DESCRIPTION OF THE TASK: From the entries below, copy exactly the lines from the one that contains "Convert this chart to Plotly code." through the one that contains "fnt = dict(family='Liberation", both included, and only those.

DATA TO PROCESS:
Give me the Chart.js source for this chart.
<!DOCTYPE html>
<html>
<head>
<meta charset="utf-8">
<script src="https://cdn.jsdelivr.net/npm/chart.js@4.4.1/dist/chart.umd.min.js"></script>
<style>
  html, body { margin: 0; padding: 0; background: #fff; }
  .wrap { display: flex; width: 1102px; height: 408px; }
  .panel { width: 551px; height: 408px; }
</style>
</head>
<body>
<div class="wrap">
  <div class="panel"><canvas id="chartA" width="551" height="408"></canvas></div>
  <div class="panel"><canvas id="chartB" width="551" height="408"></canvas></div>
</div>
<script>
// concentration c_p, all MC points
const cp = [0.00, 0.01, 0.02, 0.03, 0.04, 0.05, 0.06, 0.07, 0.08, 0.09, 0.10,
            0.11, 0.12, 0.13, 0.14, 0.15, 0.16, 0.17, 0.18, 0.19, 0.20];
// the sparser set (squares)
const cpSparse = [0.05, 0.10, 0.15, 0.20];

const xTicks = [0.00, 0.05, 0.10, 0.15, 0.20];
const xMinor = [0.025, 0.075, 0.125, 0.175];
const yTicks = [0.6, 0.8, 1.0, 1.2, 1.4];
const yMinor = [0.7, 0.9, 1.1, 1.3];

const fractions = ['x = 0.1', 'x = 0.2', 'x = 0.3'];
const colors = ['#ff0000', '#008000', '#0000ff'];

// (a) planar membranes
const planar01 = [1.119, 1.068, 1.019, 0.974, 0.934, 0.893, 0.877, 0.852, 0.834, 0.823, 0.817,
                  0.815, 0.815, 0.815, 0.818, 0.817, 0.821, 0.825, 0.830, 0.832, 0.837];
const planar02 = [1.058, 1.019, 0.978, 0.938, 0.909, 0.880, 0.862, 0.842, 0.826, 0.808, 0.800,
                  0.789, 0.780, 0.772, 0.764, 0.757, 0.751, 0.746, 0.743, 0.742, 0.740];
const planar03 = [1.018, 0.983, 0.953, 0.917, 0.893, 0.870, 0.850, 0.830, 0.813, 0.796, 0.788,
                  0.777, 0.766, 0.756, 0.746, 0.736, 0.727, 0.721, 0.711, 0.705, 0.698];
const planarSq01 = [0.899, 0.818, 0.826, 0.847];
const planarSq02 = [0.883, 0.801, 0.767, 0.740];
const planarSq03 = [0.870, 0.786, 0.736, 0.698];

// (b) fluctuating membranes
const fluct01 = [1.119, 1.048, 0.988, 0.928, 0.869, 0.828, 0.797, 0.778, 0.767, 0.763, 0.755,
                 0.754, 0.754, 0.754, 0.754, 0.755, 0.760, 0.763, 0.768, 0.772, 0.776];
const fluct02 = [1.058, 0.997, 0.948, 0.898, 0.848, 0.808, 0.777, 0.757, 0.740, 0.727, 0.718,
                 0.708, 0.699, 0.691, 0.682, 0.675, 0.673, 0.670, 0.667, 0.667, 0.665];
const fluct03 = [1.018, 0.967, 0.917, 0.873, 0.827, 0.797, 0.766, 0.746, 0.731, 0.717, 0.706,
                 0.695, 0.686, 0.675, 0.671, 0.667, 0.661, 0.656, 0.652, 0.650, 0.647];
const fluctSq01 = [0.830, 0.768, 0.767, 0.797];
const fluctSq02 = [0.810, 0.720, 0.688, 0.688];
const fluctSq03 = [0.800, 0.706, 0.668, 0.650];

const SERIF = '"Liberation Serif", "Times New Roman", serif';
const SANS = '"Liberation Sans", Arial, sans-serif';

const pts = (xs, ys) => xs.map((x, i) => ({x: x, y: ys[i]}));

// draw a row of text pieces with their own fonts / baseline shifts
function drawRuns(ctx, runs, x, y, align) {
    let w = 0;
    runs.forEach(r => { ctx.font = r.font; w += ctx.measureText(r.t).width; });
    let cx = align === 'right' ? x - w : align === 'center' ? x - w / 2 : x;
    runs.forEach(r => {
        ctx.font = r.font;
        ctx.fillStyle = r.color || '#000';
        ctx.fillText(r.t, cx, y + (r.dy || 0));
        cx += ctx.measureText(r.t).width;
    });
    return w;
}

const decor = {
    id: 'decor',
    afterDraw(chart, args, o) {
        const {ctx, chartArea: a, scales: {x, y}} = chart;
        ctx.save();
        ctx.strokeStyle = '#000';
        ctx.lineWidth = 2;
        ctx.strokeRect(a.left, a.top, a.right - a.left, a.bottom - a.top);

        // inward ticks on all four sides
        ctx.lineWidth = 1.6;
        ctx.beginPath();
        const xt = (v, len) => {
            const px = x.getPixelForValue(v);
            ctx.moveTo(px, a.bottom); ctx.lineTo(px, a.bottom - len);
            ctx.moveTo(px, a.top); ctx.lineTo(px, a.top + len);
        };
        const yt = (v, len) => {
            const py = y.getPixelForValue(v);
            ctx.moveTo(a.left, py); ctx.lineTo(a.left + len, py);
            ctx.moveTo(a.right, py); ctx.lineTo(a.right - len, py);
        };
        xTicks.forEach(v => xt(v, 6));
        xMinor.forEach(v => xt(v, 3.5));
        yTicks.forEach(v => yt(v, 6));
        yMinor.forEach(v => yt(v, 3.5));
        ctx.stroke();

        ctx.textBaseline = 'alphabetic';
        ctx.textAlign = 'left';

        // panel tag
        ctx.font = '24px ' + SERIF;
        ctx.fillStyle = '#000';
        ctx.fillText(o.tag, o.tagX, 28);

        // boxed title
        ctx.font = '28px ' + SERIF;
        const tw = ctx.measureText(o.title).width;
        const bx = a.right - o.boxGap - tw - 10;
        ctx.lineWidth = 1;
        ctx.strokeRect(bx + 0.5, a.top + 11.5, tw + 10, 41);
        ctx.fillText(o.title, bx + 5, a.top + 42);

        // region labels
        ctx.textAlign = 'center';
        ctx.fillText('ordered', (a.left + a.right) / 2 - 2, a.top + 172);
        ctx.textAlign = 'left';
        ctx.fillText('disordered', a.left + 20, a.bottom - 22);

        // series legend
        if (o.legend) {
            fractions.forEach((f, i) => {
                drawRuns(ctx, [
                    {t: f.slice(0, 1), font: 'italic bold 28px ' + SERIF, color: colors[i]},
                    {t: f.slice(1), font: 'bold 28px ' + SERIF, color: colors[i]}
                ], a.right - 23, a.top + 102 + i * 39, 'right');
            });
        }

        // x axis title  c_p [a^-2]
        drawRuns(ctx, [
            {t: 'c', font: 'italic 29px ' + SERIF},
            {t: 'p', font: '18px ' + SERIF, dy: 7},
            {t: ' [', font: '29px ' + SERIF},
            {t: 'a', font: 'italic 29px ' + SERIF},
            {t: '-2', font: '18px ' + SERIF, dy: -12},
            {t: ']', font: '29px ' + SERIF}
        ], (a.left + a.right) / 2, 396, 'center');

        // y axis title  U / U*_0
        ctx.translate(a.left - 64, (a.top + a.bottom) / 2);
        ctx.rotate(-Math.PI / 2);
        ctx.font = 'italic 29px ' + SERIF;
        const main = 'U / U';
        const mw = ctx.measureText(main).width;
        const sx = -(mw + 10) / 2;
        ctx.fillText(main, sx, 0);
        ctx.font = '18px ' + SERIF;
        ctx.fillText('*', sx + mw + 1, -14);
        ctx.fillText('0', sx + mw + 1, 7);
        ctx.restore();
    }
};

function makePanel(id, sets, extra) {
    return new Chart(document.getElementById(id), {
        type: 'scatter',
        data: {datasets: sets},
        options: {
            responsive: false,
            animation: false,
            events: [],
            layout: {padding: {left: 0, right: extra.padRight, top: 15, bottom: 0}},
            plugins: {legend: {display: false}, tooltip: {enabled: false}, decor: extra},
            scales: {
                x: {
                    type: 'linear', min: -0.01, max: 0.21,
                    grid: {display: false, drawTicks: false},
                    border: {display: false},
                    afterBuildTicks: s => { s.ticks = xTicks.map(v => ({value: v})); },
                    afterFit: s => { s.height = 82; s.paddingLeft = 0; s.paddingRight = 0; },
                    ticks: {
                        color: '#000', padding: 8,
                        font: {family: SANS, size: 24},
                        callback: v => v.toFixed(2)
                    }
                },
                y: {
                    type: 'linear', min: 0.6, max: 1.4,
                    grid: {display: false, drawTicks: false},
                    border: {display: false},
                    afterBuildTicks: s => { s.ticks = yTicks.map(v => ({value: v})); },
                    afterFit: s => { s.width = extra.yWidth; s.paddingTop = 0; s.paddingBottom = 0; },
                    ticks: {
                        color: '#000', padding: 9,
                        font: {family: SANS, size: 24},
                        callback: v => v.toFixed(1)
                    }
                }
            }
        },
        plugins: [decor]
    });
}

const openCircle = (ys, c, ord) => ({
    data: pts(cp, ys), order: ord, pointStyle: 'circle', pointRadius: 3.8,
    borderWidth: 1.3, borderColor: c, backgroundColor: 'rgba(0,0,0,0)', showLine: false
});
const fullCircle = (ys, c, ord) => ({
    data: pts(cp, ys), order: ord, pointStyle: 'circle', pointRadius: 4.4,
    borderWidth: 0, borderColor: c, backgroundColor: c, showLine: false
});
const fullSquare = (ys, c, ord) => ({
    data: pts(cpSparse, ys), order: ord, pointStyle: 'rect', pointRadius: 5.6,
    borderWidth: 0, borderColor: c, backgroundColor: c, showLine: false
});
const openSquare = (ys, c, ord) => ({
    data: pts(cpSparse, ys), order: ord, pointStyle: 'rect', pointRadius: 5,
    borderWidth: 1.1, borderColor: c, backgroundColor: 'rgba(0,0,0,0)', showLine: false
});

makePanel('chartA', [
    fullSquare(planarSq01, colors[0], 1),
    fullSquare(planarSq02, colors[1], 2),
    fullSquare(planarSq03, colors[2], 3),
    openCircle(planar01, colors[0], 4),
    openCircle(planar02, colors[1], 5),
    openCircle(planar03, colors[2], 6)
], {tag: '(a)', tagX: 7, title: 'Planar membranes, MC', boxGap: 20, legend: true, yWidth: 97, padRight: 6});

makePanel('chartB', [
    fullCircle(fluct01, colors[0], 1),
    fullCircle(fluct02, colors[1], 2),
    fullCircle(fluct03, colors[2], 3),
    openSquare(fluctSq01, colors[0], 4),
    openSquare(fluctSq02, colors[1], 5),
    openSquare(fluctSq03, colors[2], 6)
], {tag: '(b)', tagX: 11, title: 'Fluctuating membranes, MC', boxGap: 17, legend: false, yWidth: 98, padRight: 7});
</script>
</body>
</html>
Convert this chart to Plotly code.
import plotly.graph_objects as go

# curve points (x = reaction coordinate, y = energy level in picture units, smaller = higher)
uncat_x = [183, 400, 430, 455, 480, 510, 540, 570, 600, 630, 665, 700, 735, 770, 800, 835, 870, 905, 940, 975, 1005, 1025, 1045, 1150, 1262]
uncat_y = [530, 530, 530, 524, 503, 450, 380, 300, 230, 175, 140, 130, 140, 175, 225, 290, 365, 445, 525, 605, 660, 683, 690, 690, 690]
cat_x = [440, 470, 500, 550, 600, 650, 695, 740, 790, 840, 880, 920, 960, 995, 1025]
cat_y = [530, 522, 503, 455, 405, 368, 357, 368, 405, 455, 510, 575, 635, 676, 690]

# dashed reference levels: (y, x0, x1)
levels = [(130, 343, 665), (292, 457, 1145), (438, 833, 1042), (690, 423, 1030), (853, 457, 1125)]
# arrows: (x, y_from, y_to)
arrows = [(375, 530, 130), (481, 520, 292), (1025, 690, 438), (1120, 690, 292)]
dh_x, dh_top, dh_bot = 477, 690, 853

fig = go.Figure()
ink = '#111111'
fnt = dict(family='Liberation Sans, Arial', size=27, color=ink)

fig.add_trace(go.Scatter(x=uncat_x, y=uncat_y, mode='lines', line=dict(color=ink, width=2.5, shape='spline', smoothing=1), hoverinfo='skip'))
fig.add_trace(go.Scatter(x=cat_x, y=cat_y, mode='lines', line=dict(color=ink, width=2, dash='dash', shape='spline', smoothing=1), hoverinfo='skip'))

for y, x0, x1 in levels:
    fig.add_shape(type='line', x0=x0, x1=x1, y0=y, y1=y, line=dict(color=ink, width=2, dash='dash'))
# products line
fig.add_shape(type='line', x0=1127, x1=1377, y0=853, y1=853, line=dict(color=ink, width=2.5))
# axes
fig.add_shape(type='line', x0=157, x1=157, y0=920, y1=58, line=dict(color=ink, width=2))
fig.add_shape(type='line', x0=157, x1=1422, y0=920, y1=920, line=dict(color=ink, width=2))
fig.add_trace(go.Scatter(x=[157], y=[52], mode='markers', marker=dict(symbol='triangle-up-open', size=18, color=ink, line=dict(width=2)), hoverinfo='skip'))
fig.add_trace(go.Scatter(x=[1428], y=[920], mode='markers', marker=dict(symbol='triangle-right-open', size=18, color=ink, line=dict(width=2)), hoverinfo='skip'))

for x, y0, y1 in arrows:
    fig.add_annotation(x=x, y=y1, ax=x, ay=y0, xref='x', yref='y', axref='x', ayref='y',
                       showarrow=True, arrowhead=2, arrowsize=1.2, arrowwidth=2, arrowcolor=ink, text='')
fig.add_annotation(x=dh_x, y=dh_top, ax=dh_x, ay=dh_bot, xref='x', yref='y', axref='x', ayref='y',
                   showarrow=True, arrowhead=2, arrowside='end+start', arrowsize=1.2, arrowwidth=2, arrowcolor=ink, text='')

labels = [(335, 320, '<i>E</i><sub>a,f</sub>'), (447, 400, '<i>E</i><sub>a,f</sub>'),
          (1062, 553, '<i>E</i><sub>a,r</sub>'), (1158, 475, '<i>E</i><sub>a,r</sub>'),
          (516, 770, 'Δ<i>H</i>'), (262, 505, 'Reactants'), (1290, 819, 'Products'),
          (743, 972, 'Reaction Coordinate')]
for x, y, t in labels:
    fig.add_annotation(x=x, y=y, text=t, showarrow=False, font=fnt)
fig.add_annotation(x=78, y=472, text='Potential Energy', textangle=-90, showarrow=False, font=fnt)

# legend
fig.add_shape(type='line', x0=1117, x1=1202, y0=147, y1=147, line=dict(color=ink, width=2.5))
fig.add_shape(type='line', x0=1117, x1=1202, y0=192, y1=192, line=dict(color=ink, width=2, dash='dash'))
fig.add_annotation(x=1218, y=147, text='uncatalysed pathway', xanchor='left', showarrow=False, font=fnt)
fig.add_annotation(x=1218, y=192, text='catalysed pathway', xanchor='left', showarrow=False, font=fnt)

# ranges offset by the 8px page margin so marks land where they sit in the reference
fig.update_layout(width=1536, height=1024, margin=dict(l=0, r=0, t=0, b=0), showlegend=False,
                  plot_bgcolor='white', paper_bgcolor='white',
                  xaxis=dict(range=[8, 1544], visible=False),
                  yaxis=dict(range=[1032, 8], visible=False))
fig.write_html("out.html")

EXERCISE RESULT:
Convert this chart to Plotly code.
import plotly.graph_objects as go

# curve points (x = reaction coordinate, y = energy level in picture units, smaller = higher)
uncat_x = [183, 400, 430, 455, 480, 510, 540, 570, 600, 630, 665, 700, 735, 770, 800, 835, 870, 905, 940, 975, 1005, 1025, 1045, 1150, 1262]
uncat_y = [530, 530, 530, 524, 503, 450, 380, 300, 230, 175, 140, 130, 140, 175, 225, 290, 365, 445, 525, 605, 660, 683, 690, 690, 690]
cat_x = [440, 470, 500, 550, 600, 650, 695, 740, 790, 840, 880, 920, 960, 995, 1025]
cat_y = [530, 522, 503, 455, 405, 368, 357, 368, 405, 455, 510, 575, 635, 676, 690]

# dashed reference levels: (y, x0, x1)
levels = [(130, 343, 665), (292, 457, 1145), (438, 833, 1042), (690, 423, 1030), (853, 457, 1125)]
# arrows: (x, y_from, y_to)
arrows = [(375, 530, 130), (481, 520, 292), (1025, 690, 438), (1120, 690, 292)]
dh_x, dh_top, dh_bot = 477, 690, 853

fig = go.Figure()
ink = '#111111'
fnt = dict(family='Liberation Sans, Arial', size=27, color=ink)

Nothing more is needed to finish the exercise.